Abigail Arinder, Shelby Adair and Walker Mattox fire their catapult behind Starkville High School on Friday afternoon. The girls took part in an extra-credit assignment that required them to construct an operating catapult. Earlier in the day Friday, the three sophomores and 11 other teams competed in front of peers and Starkville Superintendent Lewis Holloway, and the pink catapult took second place. Photo by: Micah Green/Dispatch Staff
October 1, 2012 9:42:40 AM
STARKVILLE -- The three girls were all concentrated on their individual tasks, tuning and tweaking, huddled around the pink, wooden catapult, but still trouble-shooting as they worked.
"Screw that washer on," one said.
"Come check this. We need to get the sling in," another barked.
"It's got to be the stress," Shelby Adair said, speaking about the most difficult part of the project.
Adair and teammates Walker Mattox and Abigail Arinder are sophomores at Starkville High School, and for the 11th year in a row, the 10th-grade World History class was given the opportunity to earn extra credit by building an operational catapult.
The girls were preparing for their fifth launch of the day.
After each launch, the critique begins anew.
"Like yesterday," Adair said, "It was exactly the way we wanted it to be. We were testing it last night, though, and the sling broke. So that was a little frustrating, but we went to fix it, and, of course, we messed up the prong."
"Speaking of the prong," Arinder interjected, pointing to a nail at the bottom of the catapult's arm.
Maddox and Adair whipped their heads to see. Luckily, they quickly discovered the rope that was supposed to wrap around the prong had simply fallen off.
Ty Adair, the girls' World History teacher and Shelby's father, explained how the prong on the bottom of the arm is essential to shaping the catapult's shot.
"If we were inside, and we bent it forward, we could depress the shot and miss the ceiling," he said.
In Adair's classes, if a student elects to take on the extra credit assignment, all the work must be finished outside of class, except for one instructional day, when parameters are laid out: the trebuchet catapult must be gravity-powered, with no springs or torsion, no more than 80 pounds, six-feet-tall and four-and-a-half-feet wide.
Ty Adair said he keeps coming back to the project because of its easy incorporation of science, technology, engineering and math with history.
"They only got one day of an engineering unit in class," Adair noted. "At the end though, it's so much fun to watch them solve problems in the same way that someone thousands of years ago would have."
Earlier in the day, about a dozen student teams held a competition.
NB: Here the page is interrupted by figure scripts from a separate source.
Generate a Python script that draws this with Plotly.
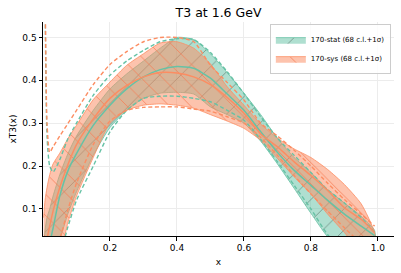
import plotly.graph_objects as go

x = [0.002, 0.006, 0.012, 0.02, 0.03, 0.05, 0.075, 0.1, 0.15, 0.2, 0.25, 0.3, 0.35, 0.4,
     0.45, 0.5, 0.55, 0.6, 0.65, 0.7, 0.75, 0.8, 0.85, 0.9, 0.95, 0.99]

# 170-stat
stat_mid = [0.0, 0.0, 0.0, 0.02, 0.055, 0.13, 0.19, 0.229, 0.295, 0.342, 0.38, 0.408, 0.425, 0.432,
            0.428, 0.405, 0.368, 0.33, 0.28, 0.232, 0.19, 0.155, 0.12, 0.088, 0.06, 0.038]
stat_hi68 = [0.02, 0.05, 0.08, 0.1, 0.13, 0.18, 0.23, 0.27, 0.33, 0.38, 0.415, 0.445, 0.475, 0.5,
             0.495, 0.462, 0.418, 0.37, 0.32, 0.265, 0.22, 0.185, 0.145, 0.114, 0.083, 0.05]
stat_lo68 = [0.0, 0.0, 0.0, 0.0, 0.0, 0.03, 0.09, 0.14, 0.225, 0.29, 0.33, 0.358, 0.37, 0.372,
             0.368, 0.338, 0.32, 0.3, 0.258, 0.205, 0.148, 0.09, 0.035, 0.0, 0.0, 0.0]
stat_up1s = [1.0, 0.6, 0.27, 0.2, 0.186, 0.215, 0.265, 0.3, 0.365, 0.412, 0.445, 0.47, 0.49, 0.497,
             0.495, 0.465, 0.42, 0.369, 0.315, 0.265, 0.225, 0.185, 0.145, 0.114, 0.08, 0.045]
stat_dn1s = [0.0, 0.0, 0.0, 0.0, 0.0, 0.0, 0.06, 0.12, 0.2, 0.28, 0.33, 0.358, 0.363, 0.363,
             0.358, 0.35, 0.33, 0.307, 0.262, 0.21, 0.155, 0.1, 0.04, 0.0, 0.0, 0.0]

# 170-sys
sys_mid = [0.0, 0.0, 0.03, 0.06, 0.095, 0.15, 0.205, 0.25, 0.31, 0.358, 0.388, 0.408, 0.418, 0.417,
           0.408, 0.39, 0.36, 0.323, 0.275, 0.245, 0.21, 0.178, 0.143, 0.103, 0.076, 0.045]
sys_hi68 = [0.08, 0.12, 0.15, 0.18, 0.205, 0.23, 0.265, 0.295, 0.355, 0.396, 0.435, 0.462, 0.487, 0.49,
            0.475, 0.438, 0.385, 0.342, 0.298, 0.265, 0.24, 0.22, 0.192, 0.157, 0.112, 0.045]
sys_lo68 = [0.0, 0.0, 0.0, 0.0, 0.0, 0.0, 0.07, 0.13, 0.22, 0.3, 0.33, 0.342, 0.345, 0.342,
            0.335, 0.32, 0.305, 0.288, 0.26, 0.218, 0.175, 0.135, 0.088, 0.045, 0.0, 0.0]
sys_up1s = [1.0, 0.65, 0.3, 0.232, 0.245, 0.27, 0.3, 0.33, 0.39, 0.437, 0.467, 0.49, 0.5, 0.5,
            0.49, 0.435, 0.395, 0.354, 0.3, 0.27, 0.237, 0.2, 0.16, 0.122, 0.088, 0.06]
sys_dn1s = [0.0, 0.0, 0.0, 0.0, 0.0, 0.03, 0.1, 0.16, 0.25, 0.305, 0.33, 0.337, 0.338, 0.338,
            0.333, 0.328, 0.315, 0.3, 0.267, 0.225, 0.178, 0.135, 0.095, 0.056, 0.02, 0.0]

names = ["170-stat (68 c.l.+1σ)", "170-sys (68 c.l.+1σ)"]
colors = ["#66c2a5", "#fc8d62"]
fills = ["rgba(102,194,165,0.52)", "rgba(252,141,98,0.52)"]
hatch_fg = ["rgba(80,100,90,0.6)", "rgba(245,125,85,0.85)"]
shapes = ["/", "\\"]

sets = [
    (stat_mid, stat_hi68, stat_lo68, stat_up1s, stat_dn1s),
    (sys_mid, sys_hi68, sys_lo68, sys_up1s, sys_dn1s),
]

fig = go.Figure()
for i, (mid, hi, lo, up, dn) in enumerate(sets):
    fig.add_trace(go.Scatter(
        x=x + x[::-1], y=hi + lo[::-1], mode="lines",
        line=dict(color=colors[i], width=0.8, shape="spline", smoothing=0.6),
        fill="toself", fillcolor=fills[i],
        fillpattern=dict(shape=shapes[i], fgcolor=hatch_fg[i], bgcolor=fills[i],
                         size=15, solidity=0.06, fillmode="replace"),
        name=names[i], showlegend=True, hoverinfo="skip"))
for i, (mid, hi, lo, up, dn) in enumerate(sets):
    fig.add_trace(go.Scatter(x=x, y=mid, mode="lines",
                             line=dict(color=colors[i], width=1.5, shape="spline", smoothing=0.6),
                             showlegend=False))
    for arr in (up, dn):
        fig.add_trace(go.Scatter(x=x, y=arr, mode="lines",
                                 line=dict(color=colors[i], width=1.4, dash="4px,2.5px",
                                           shape="spline", smoothing=0.6),
                                 showlegend=False))

fig.update_layout(
    width=401, height=273,
    margin=dict(l=43, r=7, t=22, b=37),
    paper_bgcolor="white", plot_bgcolor="white",
    font=dict(family="DejaVu Sans", size=9, color="black"),
    title=dict(text="T3 at 1.6 GeV", x=0.545, xanchor="center", y=0.955, yanchor="middle",
               font=dict(size=12.5, family="DejaVu Sans")),
    legend=dict(x=0.991, y=0.99, xanchor="right", yanchor="top",
                bgcolor="rgba(255,255,255,0.85)", bordercolor="#cccccc", borderwidth=1,
                font=dict(size=7), itemwidth=30, tracegroupgap=0),
    showlegend=True,
)
fig.update_xaxes(range=[0.0, 1.048], tickvals=[0.2, 0.4, 0.6, 0.8, 1.0],
                 ticktext=["0.2", "0.4", "0.6", "0.8", "1.0"],
                 showline=True, linecolor="black", linewidth=1, ticks="outside", ticklen=3.5,
                 tickcolor="black", showgrid=True, gridcolor="#ececec", gridwidth=0.6,
                 zeroline=False, title=dict(text="x", standoff=6, font=dict(size=9)),
                 tickfont=dict(size=9))
fig.update_yaxes(range=[0.037, 0.536], tickvals=[0.1, 0.2, 0.3, 0.4, 0.5],
                 ticktext=["0.1", "0.2", "0.3", "0.4", "0.5"],
                 showline=True, linecolor="black", linewidth=1, ticks="outside", ticklen=3.5,
                 tickcolor="black", showgrid=True, gridcolor="#ececec", gridwidth=0.6,
                 zeroline=False, title=dict(text="xT3(x)", standoff=4, font=dict(size=9)),
                 tickfont=dict(size=9))

fig.write_html("out.html", config={"displayModeBar": False},
               post_script="document.body.style.margin='0';")
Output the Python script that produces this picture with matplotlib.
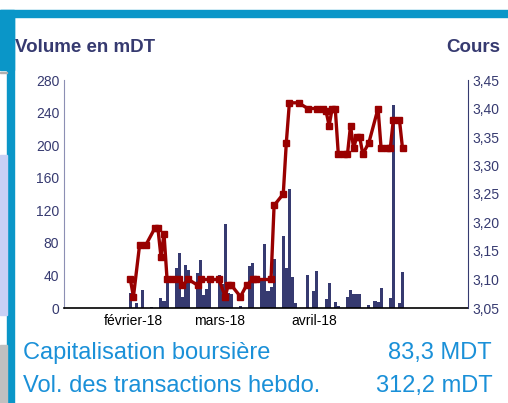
import matplotlib
matplotlib.use("Agg")
import matplotlib.pyplot as plt
from matplotlib.patches import Rectangle
from matplotlib.ticker import FuncFormatter
import pandas as pd

plt.rcParams['font.family'] = ['Liberation Sans', 'DejaVu Sans']

# volume quotidien (mDT)
vol_dates = ["2018-01-31", "2018-02-02", "2018-02-04", "2018-02-07", "2018-02-10",
             "2018-02-11", "2018-02-12", "2018-02-15", "2018-02-16", "2018-02-17",
             "2018-02-18", "2018-02-19", "2018-02-22", "2018-02-23", "2018-02-24",
             "2018-02-25", "2018-02-26", "2018-03-01", "2018-03-02", "2018-03-03",
             "2018-03-04", "2018-03-05", "2018-03-08", "2018-03-11", "2018-03-12",
             "2018-03-15", "2018-03-16", "2018-03-17", "2018-03-18", "2018-03-19",
             "2018-03-22", "2018-03-23", "2018-03-24", "2018-03-25", "2018-03-26",
             "2018-03-30", "2018-04-01", "2018-04-02", "2018-04-05", "2018-04-06",
             "2018-04-08", "2018-04-09", "2018-04-12", "2018-04-13", "2018-04-14",
             "2018-04-15", "2018-04-16", "2018-04-19", "2018-04-21", "2018-04-22",
             "2018-04-23", "2018-04-26", "2018-04-27", "2018-04-29", "2018-04-30"]
volumes = [18, 6, 22, 1, 12, 8, 36, 49, 67, 14,
           53, 47, 43, 59, 16, 23, 34, 41, 30, 103,
           18, 17, 2, 51, 55, 33, 78, 21, 26, 60,
           89, 49, 146, 38, 6, 40, 21, 46, 11, 31,
           7, 2, 14, 22, 17, 17, 17, 4, 9, 7,
           25, 12, 249, 6, 44]

# cours
px_dates = ["2018-01-31", "2018-02-01", "2018-02-03", "2018-02-05", "2018-02-08",
            "2018-02-09", "2018-02-10", "2018-02-11", "2018-02-12", "2018-02-14",
            "2018-02-16", "2018-02-17", "2018-02-19", "2018-02-22", "2018-02-23",
            "2018-02-26", "2018-03-01", "2018-03-03", "2018-03-04", "2018-03-05",
            "2018-03-08", "2018-03-10", "2018-03-12", "2018-03-13", "2018-03-18",
            "2018-03-19", "2018-03-22", "2018-03-23", "2018-03-24", "2018-03-27",
            "2018-03-30", "2018-04-02", "2018-04-04", "2018-04-05", "2018-04-06",
            "2018-04-07", "2018-04-08", "2018-04-09", "2018-04-11", "2018-04-12",
            "2018-04-13", "2018-04-14", "2018-04-15", "2018-04-16", "2018-04-17",
            "2018-04-19", "2018-04-22", "2018-04-23", "2018-04-25", "2018-04-26",
            "2018-04-27", "2018-04-29", "2018-04-30"]
prices = [3.10, 3.07, 3.16, 3.16, 3.19, 3.19, 3.14, 3.18, 3.10, 3.10,
          3.10, 3.09, 3.10, 3.09, 3.10, 3.10, 3.10, 3.07, 3.09, 3.09,
          3.07, 3.09, 3.10, 3.10, 3.10, 3.23, 3.25, 3.34, 3.41, 3.41,
          3.40, 3.40, 3.40, 3.395, 3.37, 3.40, 3.40, 3.32, 3.32, 3.32,
          3.37, 3.33, 3.35, 3.35, 3.32, 3.34, 3.40, 3.33, 3.33, 3.33,
          3.38, 3.38, 3.33]

month_ticks = ["2018-02-01", "2018-03-01", "2018-04-01"]
month_labels = ["février-18", "mars-18", "avril-18"]

navy = "#363a70"
red = "#990000"
blue = "#0a96c8"
txt_blue = "#1a90d8"

W, H = 508, 403
fig = plt.figure(figsize=(W / 100, H / 100), dpi=100)

# cadre bleu
fig.patches.append(Rectangle((0, 1 - 17 / H), 1, 7 / H, transform=fig.transFigure,
                             color=blue, zorder=0))
fig.patches.append(Rectangle((0, 1 - 70 / H), 14 / W, 60 / H, transform=fig.transFigure,
                             color=blue, zorder=0))
fig.patches.append(Rectangle((7 / W, 0), 7 / W, 1 - 17 / H, transform=fig.transFigure,
                             color=blue, zorder=0))
fig.patches.append(Rectangle((0, 1 - 315 / H), 7 / W, 160 / H, transform=fig.transFigure,
                             color="#c8d0f5", zorder=0))
fig.patches.append(Rectangle((0, 0), 7 / W, 58 / H, transform=fig.transFigure,
                             color="#c0c0c0", zorder=0))
fig.patches.append(Rectangle((0, 1 - 73 / H), 7 / W, 1 / H, transform=fig.transFigure,
                             color="#b0b0b0", zorder=0))

ax = fig.add_axes([64 / W, (H - 308) / H, (468 - 64) / W, (308 - 80) / H])
ax2 = ax.twinx()

vd = pd.to_datetime(vol_dates)
pd_ = pd.to_datetime(px_dates)

ax.bar(vd, volumes, width=1.0, color=navy, align="center", lw=0)
ax.set_ylim(0, 280)
ax.set_yticks(range(0, 281, 40))
ax.set_xlim(pd.Timestamp("2018-01-09 07:00"), pd.Timestamp("2018-05-21 10:00"))
ax.set_xticks(pd.to_datetime(month_ticks))
ax.set_xticklabels(month_labels)

ax2.plot(pd_, prices, color=red, lw=2.4, marker="s", ms=4.8, mec=red, mfc=red)
ax2.set_ylim(3.05, 3.45)
ax2.set_yticks([3.05 + 0.05 * i for i in range(9)])
ax2.yaxis.set_major_formatter(FuncFormatter(lambda v, p: f"{v:.2f}".replace(".", ",")))

for a in (ax, ax2):
    a.spines["top"].set_visible(False)
    a.set_facecolor("none")
ax.spines["right"].set_visible(False)
ax.spines["left"].set_color("#8c8fb4")
ax2.spines["left"].set_visible(False)
ax2.spines["bottom"].set_visible(False)
ax2.spines["right"].set_color(navy)
ax.spines["bottom"].set_color("black")
ax.spines["bottom"].set_linewidth(1.2)

ax.tick_params(axis="y", length=0, pad=3.5, labelsize=10, labelcolor=navy)
ax.tick_params(axis="x", length=0, pad=4, labelsize=10, labelcolor="black")
ax2.tick_params(axis="y", length=0, pad=3, labelsize=10, labelcolor=navy)

fig.text(15 / W, 1 - 47 / H, "Volume en mDT", fontsize=13.5, fontweight="bold",
         color=navy, va="center", ha="left")
fig.text(500 / W, 1 - 47 / H, "Cours", fontsize=13.5, fontweight="bold",
         color=navy, va="center", ha="right")

fig.text(23 / W, 1 - 353 / H, "Capitalisation boursière", fontsize=17,
         color=txt_blue, va="center", ha="left")
fig.text(492 / W, 1 - 353 / H, "83,3 MDT", fontsize=17,
         color=txt_blue, va="center", ha="right")
fig.text(23 / W, 1 - 386 / H, "Vol. des transactions hebdo.", fontsize=17,
         color=txt_blue, va="center", ha="left")
fig.text(493 / W, 1 - 386 / H, "312,2 mDT", fontsize=17,
         color=txt_blue, va="center", ha="right")

fig.savefig("out.png", dpi=100)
District Superintendent Lewis Holloway was on hand along with student peers, making the students perhaps just a bit more nervous.
Adair, Mattox and Arinder said they were confident with their machine, though.
But as they went to load the catapult, the 3-pound, 10-ounce weights the girls were using to power their catapult fell onto the trough, splintering and cracking it.
The trough is located near the bottom of the machine and is meant to guide the sling, an important piece that must be smooth and create as little friction as possible.
"They had basically destroyed their catapult as it was," Adair said. "With all the sharp pieces of wood, the pouch could easily catch and snap the arm."
Consolation? The weights had fallen directly on part of the trough the girls had reinforced, so the relative shape was still there.
Working quickly, Adair said she ran over to a nearby recycling bin and grabbed a piece of cardboard. The girls rigged the once piece of trash into place and loaded their catapult.
It worked, seamlessly, launching the ball more than 20 feet.
"It might have actually been smoother than the trough," Mattox said. "If the whole trough was as smooth as the rest of our back-up piece, it might have flown even further."
Trying dutifully to keep his fatherly biases out of the equation, Ty Adair was obviously proud of the girls' problem-solving, especially in such a pressured situation.
"I was proud of them for building it," he said. "But under pressure, they came through; they repaired it. It was like Apollo 13.
"It was a very simple solution, but they did it under 10 minutes."
Along with school, Mattox, Arinder and Adair are each in the middle of playing two sports, and with this project on the side, it would have been easy to give a half-hearted effort.
Maybe being an all girls-team, they felt like they had something to prove; maybe they are just that driven. Whatever the reason, the girls said they were happy with the work they had completed. Seeing their ball fly through the air made it all worthwhile.
"Of course when you are done with a class, you get a notebook with your grades and papers and stuff, but you can't launch a tennis ball out of them," Adair joked. "People didn't expect three little girls and the pink catapult to win.
"Well, we didn't win, but we got second."
There is probably a lesson in that, too.